Monday, December 19, 2011

Downton Abbey Is Back!

Have you been waiting, on the edge of your seat, for the return of "Downton Abbey," the lovely PBS Masterpiece series that shows fabulous Edwardian* costumes, a fabulous Edwardian* country home with a full array of fabulous Edwardian* aristocrats and their servants and hangers-on, and all kinds of fabulous Edwardian* intrigue involving an entailed estate, romance, class, wealth, sex and lots of lots of scheming?

It's been awhile since we last saw the Crawley family and their household. And it will be a little while till we get to see Season 2 begin on Sunday, January 8th. In the meantime, however, local PBS stations are rerunning the Season 1 episodes. Yay!!

Last night, WTVP and WILL both showed the first two episodes, where we meet the family and begin to learn about all their trials and tribulations, with the Right Honorable Robert, Earl of Grantham, (played by Hugh Bonneville), who has only daughters, seeing his (male) heirs die on the
Titanic. Before this, it's been a given that Robert's eldest daughter, Lady Mary (Michelle Dockery), would eventually marry that heir, to keep Downton Abbey, (which is entailed, meaning that only males can inherit), in the family. But now there is a new heir, a third-cousin-once-removed named Matthew Crawley (Dan Stevens), who is a lawyer, not landed gentry. Let's just say that Lady Mary isn't in the least impressed by Mr. Crawley. The Earl's American wife Cora (Elizabeth McGovern) and his imperious mother, the Right Honorable Violet, Countess of Grantham (Maggie Smith), also cause him problems, as does his decision to install his old batsman, Bates (Brendan Coyle), as his valet.

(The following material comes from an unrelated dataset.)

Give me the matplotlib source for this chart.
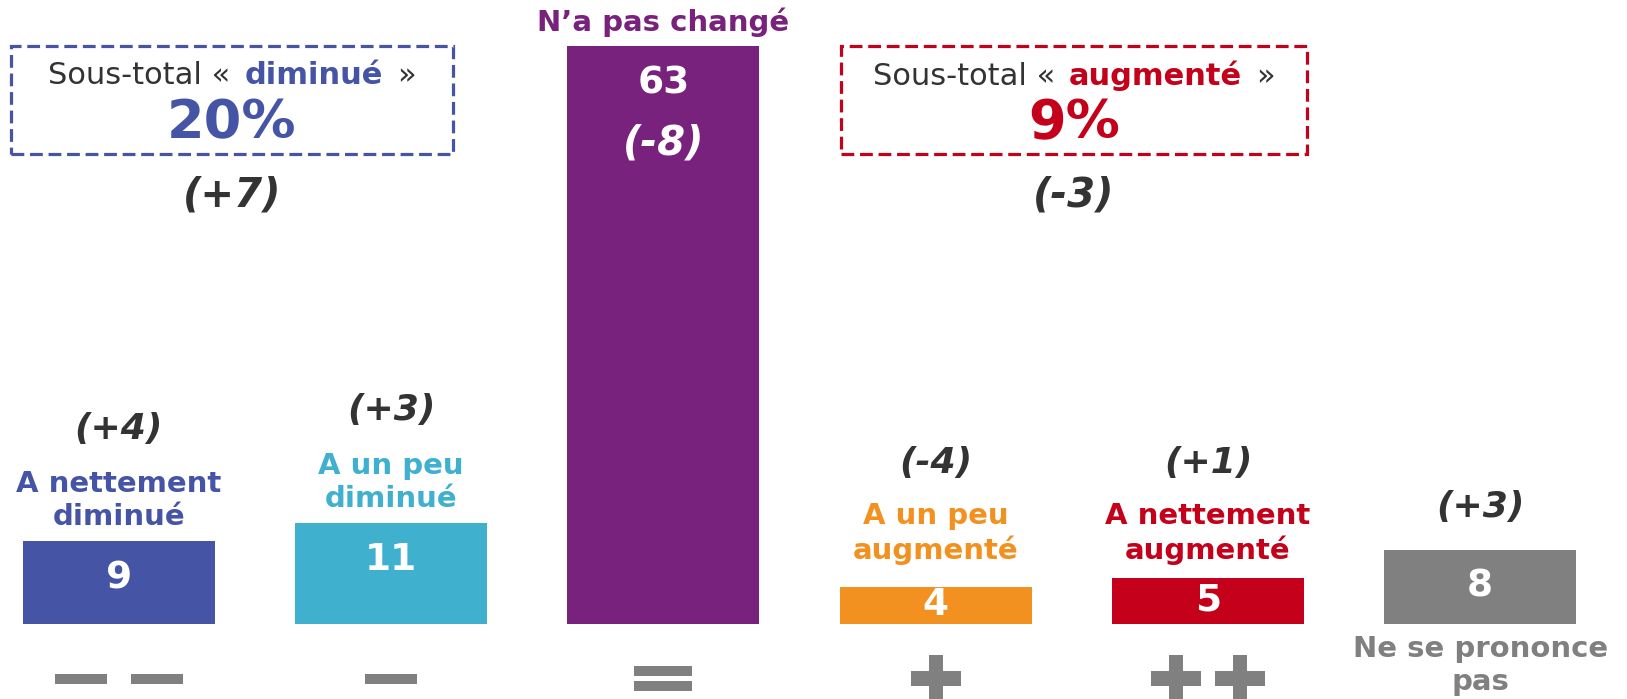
import matplotlib
matplotlib.use('Agg')
import matplotlib.pyplot as plt
from matplotlib.patches import Rectangle
from matplotlib.offsetbox import TextArea, HPacker, AnnotationBbox

# ---------------- data ----------------
categories = ["A nettement\ndiminué", "A un peu\ndiminué", "N’a pas changé",
              "A un peu\naugmenté", "A nettement\naugmenté", "Ne se prononce\npas"]
values = [9, 11, 63, 4, 5, 8]
changes = ["(+4)", "(+3)", "(-8)", "(-4)", "(+1)", "(+3)"]
colors = ["#4654A5", "#3FB0CE", "#78217D", "#F39120", "#C4001A", "#808080"]
symbols = ["--", "-", "=", "+", "++", ""]
label_pos = ["above", "above", "above", "above", "above", "below"]

subtotal_words = ["diminué", "augmenté"]
subtotal_values = [sum(values[0:2]), sum(values[3:5])]
subtotal_changes = ["(+7)", "(-3)"]
subtotal_colors = ["#4654A5", "#C4001A"]

DARK = "#333333"
GREY = "#808080"
W, H = 1627, 699

fig = plt.figure(figsize=(W / 100, H / 100), dpi=100)
ax = fig.add_axes([0, 0, 1, 1])
ax.set_xlim(-0.4363, 5.5389)
ax.set_ylim(-8.23, 68.06)
ax.axis('off')

x = list(range(len(values)))
ax.bar(x, values, width=0.705, color=colors)

fig.canvas.draw()
ppu = ax.transData.transform((0, 1))[1] - ax.transData.transform((0, 0))[1]

FS_CAT = 21
FS_CHG = 26
FS_VAL = 27
LS = 1.25
MIN_LABEL_BASE = 5.3  # small bars: labels do not sink lower than this level

for i, (v, cat, ch, col, pos) in enumerate(zip(values, categories, changes, colors, label_pos)):
    # value inside bar
    yv = max(v - 37.4 / ppu, v / 2)
    ax.text(i, yv, str(v), ha='center', va='center', color='white',
            fontsize=FS_VAL, fontweight='bold')
    if pos == "below":
        ax.annotate(cat, xy=(i, 0), xytext=(0, -8), textcoords='offset points',
                    ha='center', va='top', fontsize=FS_CAT, fontweight='bold',
                    color=col, linespacing=LS)
        ax.annotate(ch, xy=(i, v), xytext=(0, 31), textcoords='offset points',
                    ha='center', va='center', fontsize=FS_CHG, fontweight='bold',
                    fontstyle='italic', color=DARK)
    else:
        base = max(v, MIN_LABEL_BASE)
        ax.annotate(cat, xy=(i, base), xytext=(0, 7), textcoords='offset points',
                    ha='center', va='bottom', fontsize=FS_CAT, fontweight='bold',
                    color=col, linespacing=LS)
        if v > 30:
            ax.annotate(ch, xy=(i, v), xytext=(0, -70), textcoords='offset points',
                        ha='center', va='center', fontsize=29, fontweight='bold',
                        fontstyle='italic', color='white')
        else:
            ax.annotate(ch, xy=(i, base), xytext=(0, 81), textcoords='offset points',
                        ha='center', va='center', fontsize=FS_CHG, fontweight='bold',
                        fontstyle='italic', color=DARK)


def rect_px(cx, cy, w, h, **kw):
    """rectangle centred at pixel (cx, cy) with cy measured from the top"""
    r = Rectangle(((cx - w / 2) / W, (H - cy - h / 2) / H), w / W, h / H,
                  transform=fig.transFigure, **kw)
    fig.add_artist(r)


# bottom symbols
for i, s in enumerate(symbols):
    cx = ax.transData.transform((i, 0))[0]
    if s == "--":
        for off in (-38, 38):
            rect_px(cx + off, 679, 52, 10, color=GREY, lw=0)
    elif s == "-":
        rect_px(cx, 679, 52, 10, color=GREY, lw=0)
    elif s == "=":
        for cy in (671, 686):
            rect_px(cx, cy, 58, 10, color=GREY, lw=0)
    elif s in ("+", "++"):
        offs = (0,) if s == "+" else (-32, 32)
        for off in offs:
            rect_px(cx + off, 678.5, 50, 15, color=GREY, lw=0)
            rect_px(cx + off, 678.5, 14, 47, color=GREY, lw=0)

# subtotal boxes
boxes_px = [(11, 453), (841, 1307)]
for (x0, x1), word, val, chg, col in zip(boxes_px, subtotal_words, subtotal_values,
                                         subtotal_changes, subtotal_colors):
    fig.add_artist(Rectangle((x0 / W, (H - 154) / H), (x1 - x0) / W, (154 - 46) / H,
                             transform=fig.transFigure, fill=False, ec=col, lw=2.3,
                             ls=(0, (4, 1.8))))
    cxf = (x0 + x1) / 2 / W
    parts = [TextArea("Sous-total «", textprops=dict(fontsize=22, color=DARK)),
             TextArea(word, textprops=dict(fontsize=22, color=col, fontweight='bold')),
             TextArea("»", textprops=dict(fontsize=22, color=DARK))]
    row = HPacker(children=parts, align='baseline', pad=0, sep=10)
    ab = AnnotationBbox(row, (cxf, (H - 76) / H), xycoords='figure fraction',
                        frameon=False, box_alignment=(0.5, 0.5), pad=0)
    fig.add_artist(ab)
    fig.text(cxf, (H - 123) / H, f"{val}%", ha='center', va='center', fontsize=39,
             fontweight='bold', color=col)
    fig.text(cxf, (H - 196) / H, chg, ha='center', va='center', fontsize=29,
             fontweight='bold', fontstyle='italic', color=DARK)

fig.savefig("out.png", dpi=100)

A lot of ground was covered in Season 1, with pretty much everybody hiding some secret or another, and everybody trying to figure out his or her place in a rapidly changing world. War is on the horizon in Season 1, and a major plotline in Season 2, as you can see by the costumes in this promotional picture for Season 2.

Episodes from Season 1 will continue next week on local PBS stations. If you missed those first two broadcast last night, you will find them here, viewable from your computer. Yay!! You can also buy yourself the DVD version of "Downton Abbey" (Seasons 1 and 2!) as a Christmas present. Or the hardcover book called "The World of Downton Abbey." Or a combination of all of them.

I am really trying to hold myself back from buying Season 2 and bingeing on it. The lucky Brits have already seen all of it, so spoilers are out there. If you don't want to know what happens to the Crawleys during the war, you'll need to be careful. And not buy that DVD/DVD/book set.

Holding self back...

Since "Downtown Abbey" begins with the sinking of the Titanic in 1912, it is outside the Edwardian era as marked by the reign of Edward VII, which ended in 1910. Others leave the Edwardian moniker in play till the end of World War I. That's where I'm sticking. So, yes, I know that Edward VII died in 1910. And the first season of "Downton Abbey" began in 1912 and finished in 1914, with the second season covering 1916 to 1918. As long as the clothes keep looking Edwardian, I'm calling it Edwardian.

1 comment:

  1. I can't wait to finish the first season! Gah! I'm on hiatus at Milner beginning Wednesday and I should have a small break from my self-paced class around Christmastime.


    P.S. Yes, agree with the trickiness of defining the Edwardian period.